— BEGIN Supplied material —
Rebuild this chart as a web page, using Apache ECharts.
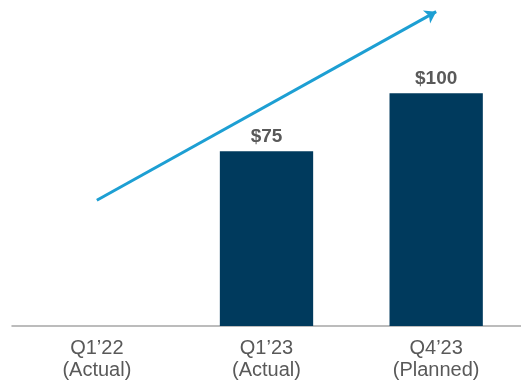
<!DOCTYPE html>
<html>
<head>
<meta charset="utf-8">
<script src="https://cdn.jsdelivr.net/npm/echarts@6/dist/echarts.min.js"></script>
<style>
  html, body { margin: 0; padding: 0; background: #ffffff; }
  #chart { width: 521px; height: 386px; }
</style>
</head>
<body>
<div id="chart"></div>
<script>
// Quarter categories and spend values (in $)
const categories = ['Q1\u201922\n(Actual)', 'Q1\u201923\n(Actual)', 'Q4\u201923\n(Planned)'];
const values = [null, 75, 100];
// Trend arrow: start and end points as [category index, value]
const trendArrow = [[0, 54], [2, 135]];

const chart = echarts.init(document.getElementById('chart'));
chart.setOption({
  animation: false,
  backgroundColor: '#ffffff',
  grid: { left: 12, right: 0, top: -2, bottom: 60, containLabel: false },
  xAxis: {
    type: 'category',
    data: categories,
    axisLine: { show: true, lineStyle: { color: '#a6a6a6', width: 1.5 } },
    axisTick: { show: false },
    axisLabel: {
      color: '#595959',
      fontFamily: 'Liberation Sans, Arial, sans-serif',
      fontSize: 20,
      lineHeight: 22,
      margin: 11
    }
  },
  yAxis: {
    type: 'value',
    min: 0,
    max: 140,
    show: false,
    splitLine: { show: false }
  },
  series: [{
    type: 'bar',
    data: values,
    barWidth: '55%',
    itemStyle: { color: '#003a5d' },
    label: {
      show: true,
      position: 'top',
      distance: 5,
      formatter: p => '$' + p.value,
      color: '#595959',
      fontFamily: 'Liberation Sans, Arial, sans-serif',
      fontWeight: 'bold',
      fontSize: 19
    },
    markLine: {
      silent: true,
      symbol: ['none', 'arrow'],
      symbolSize: 11,
      label: { show: false },
      lineStyle: { color: '#1d9fd3', width: 3, type: 'solid' },
      emphasis: { disabled: true },
      data: [[
        { coord: trendArrow[0] },
        { coord: trendArrow[1] }
      ]]
    }
  }]
});
</script>
</body>
</html>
— END Supplied material —
Direction:
Starting at the first line of the material, output exactly the lines up to and including the one with "const trendArrow = [[0, 54], [2, 135]];". Do not include the pictures.

Written solution:
Rebuild this chart as a web page, using Apache ECharts.
<!DOCTYPE html>
<html>
<head>
<meta charset="utf-8">
<script src="https://cdn.jsdelivr.net/npm/echarts@6/dist/echarts.min.js"></script>
<style>
  html, body { margin: 0; padding: 0; background: #ffffff; }
  #chart { width: 521px; height: 386px; }
</style>
</head>
<body>
<div id="chart"></div>
<script>
// Quarter categories and spend values (in $)
const categories = ['Q1\u201922\n(Actual)', 'Q1\u201923\n(Actual)', 'Q4\u201923\n(Planned)'];
const values = [null, 75, 100];
// Trend arrow: start and end points as [category index, value]
const trendArrow = [[0, 54], [2, 135]];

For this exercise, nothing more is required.